Community College Leaders Discuss Supports for DACA Students

By Joelle Fredman, NASFAA Reporter

Community colleges have a large role to play in helping students in the Deferred Action for Childhood Arrivals (DACA) program succeed in higher education and can continue to influence the culture in their college systems both in states that have traditionally supported this population of students, as well as in those that have not. That was the message left by a group of community college leaders who gathered Tuesday to discuss steps being taken at their schools to assist DACA students.

The discussion, hosted online by UndocuScholars, the Association for the Study of Higher Education (ASHE) Presidential Commission on Undocumented Immigrants, and the University of Connecticut Neag School of Education, centered around a new research brief by Susana Munoz, an assistant professor of higher education at Colorado State University (CSU). In the brief, Munoz discussed a research project she is engaged in that aims to discover what effect the political attitude around immigration has had on DACA students at community colleges.

“Undocumented and DACA students often choose community colleges because of its affordability and closeness to their home community, but how undocumented students are received by their institutions is dependent on institutions’ admissions policies, high school preparation, communication about resources, institutional commitment, and financial aid,” she wrote. “Given these parameters, an imperative question to ask is: Are community colleges meeting the needs of undocumented students in our current sociopolitical environment?”

Among her findings was that DACA students are experiencing “heightened mental stress” that was affecting their performance in class, and that visible displays by institutions in support of DACA students “made students feel validated and gave them a sense of belonging.”

Reyna Anaya, the dean of students at the Community College of Aurora in Colorado, said that at her institution, “students of color are constantly at the forefront of [the] conversation” due to the state’s large immigrant population. She argued that the higher education community needs to “destigmatize realities of what community colleges do and what they are all about” in order to improve access to a postsecondary education for DACA students.

On the other hand, Erin Howard, the Latino outreach director and global learning project leader at the Bluegrass Community and Technical College in Kentucky, said her institution often finds itself at a crossroads between supporting DACA students and answering to the local community, which is comprised of a conservative and predominantly white population. Howard said that in Kentucky, legislation is constantly being proposed that attacks in-state tuition policies for DACA students. 
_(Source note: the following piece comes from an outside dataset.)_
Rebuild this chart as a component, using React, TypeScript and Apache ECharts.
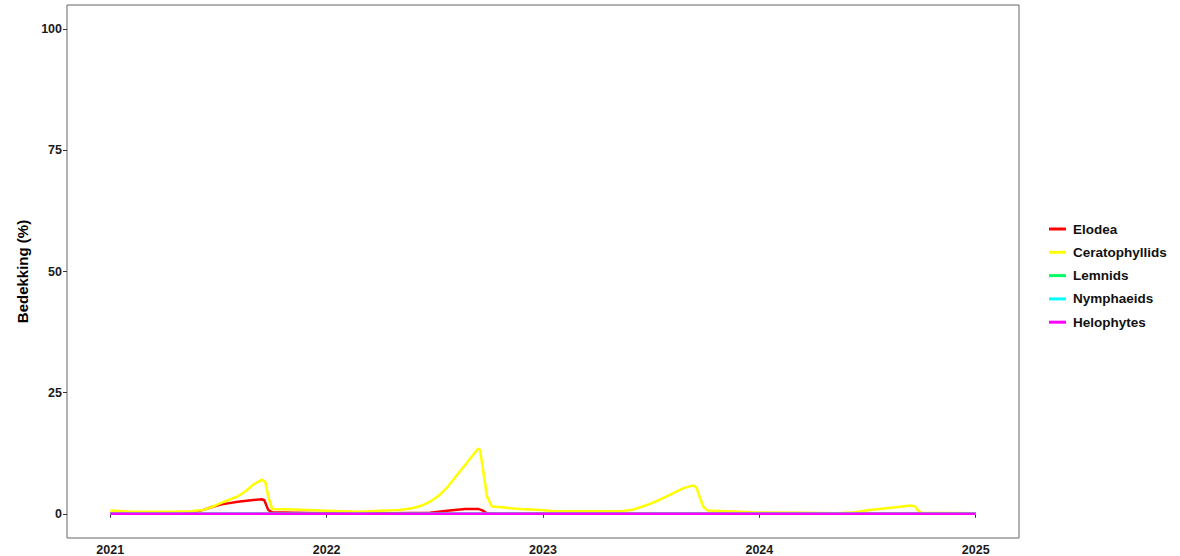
import React, { useEffect, useRef } from "react";
import * as echarts from "echarts";

const seriesNames = ["Elodea", "Ceratophyllids", "Lemnids", "Nymphaeids", "Helophytes"];
const seriesColors = ["#FF0000", "#FFFF00", "#00FF66", "#00FFFF", "#FF00FF"];

const yearTicks = [2021, 2022, 2023, 2024, 2025];
const yTicks = [0, 25, 50, 75, 100];

// time as decimal year
const elodeaT = [2021.0, 2021.33, 2021.38, 2021.43, 2021.47, 2021.51, 2021.55, 2021.59, 2021.65, 2021.70, 2021.712, 2021.73, 2021.748, 2021.85, 2022.0, 2022.3, 2022.478, 2022.557, 2022.64, 2022.70, 2022.72, 2022.741, 2022.76, 2025.0];
const elodeaV = [0, 0, 0.3, 0.8, 1.4, 1.9, 2.2, 2.5, 2.8, 3.0, 2.8, 0.8, 0.3, 0.2, 0.1, 0.1, 0.2, 0.6, 1.0, 1.0, 0.7, 0.1, 0, 0];

const cerT = [2021.0, 2021.1, 2021.28, 2021.37, 2021.43, 2021.47, 2021.51, 2021.55, 2021.59, 2021.63, 2021.66, 2021.70, 2021.716, 2021.73, 2021.748, 2021.85, 2022.0, 2022.15, 2022.25, 2022.34, 2022.40, 2022.44, 2022.478, 2022.52, 2022.557, 2022.59, 2022.63, 2022.665, 2022.70, 2022.709, 2022.723, 2022.741, 2022.764, 2022.894, 2022.99, 2023.05, 2023.36, 2023.42, 2023.48, 2023.54, 2023.6, 2023.65, 2023.69, 2023.70, 2023.71, 2023.72, 2023.74, 2023.76, 2023.97, 2024.2, 2024.36, 2024.44, 2024.51, 2024.62, 2024.70, 2024.72, 2024.735, 2024.75, 2025.0];
const cerV = [0.7, 0.4, 0.4, 0.5, 0.8, 1.4, 2.2, 2.9, 3.6, 4.8, 6.0, 7.0, 6.6, 3.6, 1.0, 0.9, 0.6, 0.4, 0.6, 0.8, 1.2, 1.7, 2.5, 3.8, 5.4, 7.3, 9.5, 11.5, 13.4, 13.2, 9.0, 3.6, 1.5, 1.0, 0.8, 0.5, 0.5, 0.9, 1.8, 2.9, 4.2, 5.3, 5.8, 5.8, 5.3, 4.0, 1.5, 0.7, 0.3, 0.2, 0.1, 0.3, 0.8, 1.3, 1.7, 1.5, 0.6, 0.2, 0.1];

const zeroT = [2021.0, 2025.0];
const zeroV = [0, 0];

const seriesT = [elodeaT, cerT, zeroT, zeroT, zeroT];
const seriesV = [elodeaV, cerV, zeroV, zeroV, zeroV];

export default function App() {
  const ref = useRef<HTMLDivElement>(null);
  useEffect(() => {
    if (!ref.current) return;
    const chart = echarts.init(ref.current, undefined, { renderer: "svg" });
    const font = "'Liberation Sans', Arial, sans-serif";
    chart.setOption({
      animation: false,
      backgroundColor: "#ffffff",
      textStyle: { fontFamily: font },
      grid: {
        left: 67, right: 161, top: 5, bottom: 18,
        show: true, borderColor: "#666666", borderWidth: 1, backgroundColor: "transparent",
      },
      legend: {
        orient: "vertical",
        left: 1044,
        top: 217,
        itemWidth: 17,
        itemHeight: 3,
        itemGap: 9.3,
        icon: "rect",
        data: seriesNames,
        textStyle: { fontFamily: font, fontWeight: "bold", fontSize: 13.5, lineHeight: 14, color: "#111111", padding: [0, 0, 0, 2] },
      },
      xAxis: {
        type: "value",
        min: 2020.8,
        max: 2025.2,
        axisLine: { show: false },
        splitLine: { show: false },
        axisTick: { show: true, length: 4, lineStyle: { color: "#333333" }, customValues: yearTicks },
        axisLabel: {
          customValues: yearTicks,
          formatter: (v: number) => String(Math.round(v)),
          fontFamily: font, fontWeight: "bold", fontSize: 12.5, color: "#1a1a1a", margin: 5,
        },
      },
      yAxis: {
        type: "value",
        min: -5,
        max: 105,
        name: "Bedekking (%)",
        nameLocation: "middle",
        nameGap: 31,
        nameRotate: 90,
        nameTextStyle: { fontFamily: font, fontWeight: "bold", fontSize: 15, color: "#000000" },
        axisLine: { show: false },
        splitLine: { show: false },
        axisTick: { show: true, length: 4, lineStyle: { color: "#333333" }, customValues: yTicks },
        axisLabel: {
          customValues: yTicks,
          fontFamily: font, fontWeight: "bold", fontSize: 12.5, color: "#1a1a1a", margin: 5,
        },
      },
      series: seriesNames.map((name, i) => ({
        name,
        type: "line",
        data: seriesT[i].map((t, j) => [t, seriesV[i][j]]),
        showSymbol: false,
        symbol: "none",
        smooth: false,
        lineStyle: { color: seriesColors[i], width: 2.5, join: "round" },
        itemStyle: { color: seriesColors[i] },
        z: 2 + i,
      })),
    });
    return () => chart.dispose();
  }, []);
  return <div ref={ref} style={{ position: "absolute", left: 0, top: 0, width: 1180, height: 556 }} />;
}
“We are constantly having to have conversations even with educators and community-based practitioners about supporting undocumented students,” she said.

While Kentucky established a policy to allow DACA students who graduated from Kentucky high schools to receive in-state tuition 15 years ago, it has taken almost a decade for many institutions in the state to adopt it, Howard said. Additionally, a state scholarship granted to students with high SAT scores has yet to be expanded to DACA students. Howard said her colleagues need to be “very strategic” about choosing their battles when advocating for DACA students.

Darsella Vigil, a Ph.D. student at the University of Denver, said that even when Colorado first adopted its policy five years ago to allow DACA students to pay in-state prices, “there was a major disconnect between policy and implementation.” Financial advisors at many institutions were unaware of this change, and undocumented students continued to pay for courses out-of-pocket, she said. She argued that as new state policies to support students are put in place there must be efforts to promote them at the institutional level.

To help DACA students, Vigil suggested that institutions look into current policies that exclude undocumented students yet could help them afford an education, such as scholarships for low-income and first-generation students that they would otherwise qualify for if not for a requirement to prove permanent residency in the state.

Dion Duran, community outreach and enrollment coordinator at Colorado’s Front Range Community College, said that there are small, procedural changes institutions can make to help undocumented students feel more at home. For example, he said that just two years ago when he would go out to high schools to recruit students, DACA students were required to fill out paper applications while other student could apply online for procedure purposes, making them feel singled out. The policy was soon changed.

In addition, Duran emphasized the importance of providing materials for students in multiple languages, as that can be an overlooked barrier to success. During the discussion Howard added that the diversity of the staff can also be helpful in making DACA students feel welcome.  She said among her staff are recipients of DACA, refugees, and those who are multilingual.

Brian Mitra, the dean of student affairs at Kingsborough Community College, which is part of the City University of New York (CUNY) system, said that while he is seeing “a lot more perceived support for undocumented and DACA students” among the faculty and staff at his school, he has at the same time been experiencing the challenge of ensuring that they are truly listening to students’ needs. He emphasized the need for more training with institutional staff to better understand DACA students’ unique challenges, even in states that have been outspoken about their support for these students.  

While institutions can make procedural changes on campus and advocate for new policies to help DACA students, the panelists agreed that a strong message of support for this population of students from leaders of the institution, such as college presidents, goes a long way in influencing campus and community culture, which Munoz supported in her brief as well.

“If community colleges are deemed the ‘educational equalizers’ by providing access, equity, and institutional responsiveness to the needs of their communities, they should be activist organizations that exhibit courageous leadership to shape a socially just society,” she wrote.